Consider blended approaches that combine on-site guards with technology solutions. Camera systems, access control, and alarm monitoring can extend the effective coverage of fewer personnel. However, technology supplements rather than replaces human judgment, particularly in complex or rapidly evolving situations.
Review contracts annually against actual incident data. If guards consistently report zero activity during certain shifts, that coverage may be reduced. Conversely, if incidents cluster during specific periods, additional staffing during those windows improves outcomes more than spreading resources evenly.
Implementing a Hybrid Security Strategy for Maximum Safety
Most organizations benefit from combining long-term partnerships with short-term surge capacity. The hybrid approach captures the advantages of both models while minimizing their respective weaknesses.
Establish a core team of permanent guards who understand your operations deeply. These personnel handle routine coverage, maintain institutional knowledge, and provide continuity during transitions. Build relationships with Cascadia Global Security, who can supplement this core team during events, emergencies, or seasonal demand spikes.
Structure contracts to facilitate this flexibility. Your primary provider should understand your facilities well enough to quickly onboard temporary personnel and brief them on site-specific protocols without requiring your direct involvement.
Document everything. Incident reports, post-event assessments, and guard performance evaluations create the data foundation for continuous improvement. Security programs that measure outcomes systematically outperform those operating on intuition alone.
The goal isn't to minimize security spending but to maximize protection per dollar invested. That calculation changes as your organization evolves, making regular reassessment essential to maintaining appropriate coverage.

Frequently Asked Questions
How quickly can security guards be deployed for emergency situations?
For urgent security needs, dependable providers keep staff on standby, enabling deployment within 24 hours. Some providers offer same-day emergency response for critical situations, though this typically requires pre-established relationships and may involve premium rates.
What's the typical contract length for long-term security partnerships?
Most long-term security contracts run 12 to 36 months and include annual renewal options. Shorter initial terms of six months allow both parties to evaluate fit before committing to extended relationships. Negotiate termination clauses that protect your flexibility while providing the provider enough stability to invest in your account.
Should I hire armed or unarmed security guards?
The decision depends on threat assessment, insurance requirements, and operational context. Armed guards are appropriate for high-risk environments with a genuine risk of violence. Most commercial, retail, and corporate settings function effectively with unarmed personnel who focus on observation, access control, and de-escalation.
How do I evaluate security guard performance over time?

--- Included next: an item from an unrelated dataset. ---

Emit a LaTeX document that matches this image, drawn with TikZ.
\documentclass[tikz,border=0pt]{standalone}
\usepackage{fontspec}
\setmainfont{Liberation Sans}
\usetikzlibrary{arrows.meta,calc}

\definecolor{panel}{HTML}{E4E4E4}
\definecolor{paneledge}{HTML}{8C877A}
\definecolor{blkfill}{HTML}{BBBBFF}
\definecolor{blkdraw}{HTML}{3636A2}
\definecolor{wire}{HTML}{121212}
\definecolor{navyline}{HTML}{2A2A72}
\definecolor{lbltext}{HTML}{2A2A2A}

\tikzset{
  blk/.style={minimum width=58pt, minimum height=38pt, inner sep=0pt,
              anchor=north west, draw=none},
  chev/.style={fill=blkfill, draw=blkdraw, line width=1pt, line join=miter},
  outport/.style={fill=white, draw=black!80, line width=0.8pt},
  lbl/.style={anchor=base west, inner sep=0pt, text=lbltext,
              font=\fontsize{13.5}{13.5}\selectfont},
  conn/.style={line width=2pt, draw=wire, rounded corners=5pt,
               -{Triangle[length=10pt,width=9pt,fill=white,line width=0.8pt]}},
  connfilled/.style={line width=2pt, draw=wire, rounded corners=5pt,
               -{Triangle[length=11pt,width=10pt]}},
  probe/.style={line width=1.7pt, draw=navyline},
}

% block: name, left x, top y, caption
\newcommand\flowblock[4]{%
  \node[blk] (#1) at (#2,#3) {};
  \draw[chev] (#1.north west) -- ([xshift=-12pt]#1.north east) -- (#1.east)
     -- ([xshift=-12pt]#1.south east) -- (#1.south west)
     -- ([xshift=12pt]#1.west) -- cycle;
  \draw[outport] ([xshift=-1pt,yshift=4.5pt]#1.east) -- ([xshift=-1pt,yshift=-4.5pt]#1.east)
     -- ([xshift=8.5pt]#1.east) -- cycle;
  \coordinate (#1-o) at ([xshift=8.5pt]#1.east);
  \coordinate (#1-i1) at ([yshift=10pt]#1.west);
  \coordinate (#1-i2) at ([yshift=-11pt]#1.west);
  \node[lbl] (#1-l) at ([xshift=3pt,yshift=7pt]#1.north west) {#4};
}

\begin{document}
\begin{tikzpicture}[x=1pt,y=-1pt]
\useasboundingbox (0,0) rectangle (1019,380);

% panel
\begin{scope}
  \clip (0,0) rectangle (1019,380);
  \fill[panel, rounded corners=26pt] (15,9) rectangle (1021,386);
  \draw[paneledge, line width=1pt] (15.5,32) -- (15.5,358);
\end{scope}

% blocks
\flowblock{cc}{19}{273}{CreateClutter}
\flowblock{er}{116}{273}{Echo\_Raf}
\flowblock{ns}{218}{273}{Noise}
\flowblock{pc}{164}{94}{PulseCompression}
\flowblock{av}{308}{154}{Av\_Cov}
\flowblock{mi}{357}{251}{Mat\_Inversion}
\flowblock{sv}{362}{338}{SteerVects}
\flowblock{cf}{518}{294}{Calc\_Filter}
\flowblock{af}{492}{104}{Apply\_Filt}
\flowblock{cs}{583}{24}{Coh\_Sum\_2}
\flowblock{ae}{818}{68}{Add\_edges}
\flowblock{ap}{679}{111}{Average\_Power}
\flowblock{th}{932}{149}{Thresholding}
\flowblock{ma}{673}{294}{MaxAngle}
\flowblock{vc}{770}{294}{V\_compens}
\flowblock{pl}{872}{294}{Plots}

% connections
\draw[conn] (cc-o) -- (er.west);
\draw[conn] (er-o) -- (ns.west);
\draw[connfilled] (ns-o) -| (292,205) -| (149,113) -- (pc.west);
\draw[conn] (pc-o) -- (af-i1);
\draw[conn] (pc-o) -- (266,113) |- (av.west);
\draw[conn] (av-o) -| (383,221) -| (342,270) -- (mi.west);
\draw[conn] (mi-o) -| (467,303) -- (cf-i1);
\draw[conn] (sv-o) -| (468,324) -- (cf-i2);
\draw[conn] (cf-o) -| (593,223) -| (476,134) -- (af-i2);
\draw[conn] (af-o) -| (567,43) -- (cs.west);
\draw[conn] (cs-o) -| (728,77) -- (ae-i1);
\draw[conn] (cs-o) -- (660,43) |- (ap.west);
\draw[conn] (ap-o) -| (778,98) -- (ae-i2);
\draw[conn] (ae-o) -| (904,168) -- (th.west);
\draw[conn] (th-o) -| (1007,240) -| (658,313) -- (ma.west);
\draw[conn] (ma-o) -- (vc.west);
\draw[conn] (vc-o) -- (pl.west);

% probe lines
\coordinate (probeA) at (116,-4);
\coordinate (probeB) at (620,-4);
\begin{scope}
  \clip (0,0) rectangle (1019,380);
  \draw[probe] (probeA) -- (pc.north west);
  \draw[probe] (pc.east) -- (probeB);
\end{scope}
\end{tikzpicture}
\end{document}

Track measurable outcomes, including incident reports filed, response times documented, access control compliance rates, and client feedback. Conduct periodic reviews with your provider to discuss performance trends and address any concerns before they become problems.
What insurance coverage should security providers carry?
Typical minimum insurance requirements are:
general liability coverage (at least $1 million per occurrence and $2 million aggregate), workers' compensation for all employees, and professional liability insurance. Armed security operations require additional coverage. Request certificates of insurance and verify coverage limits match your risk exposure.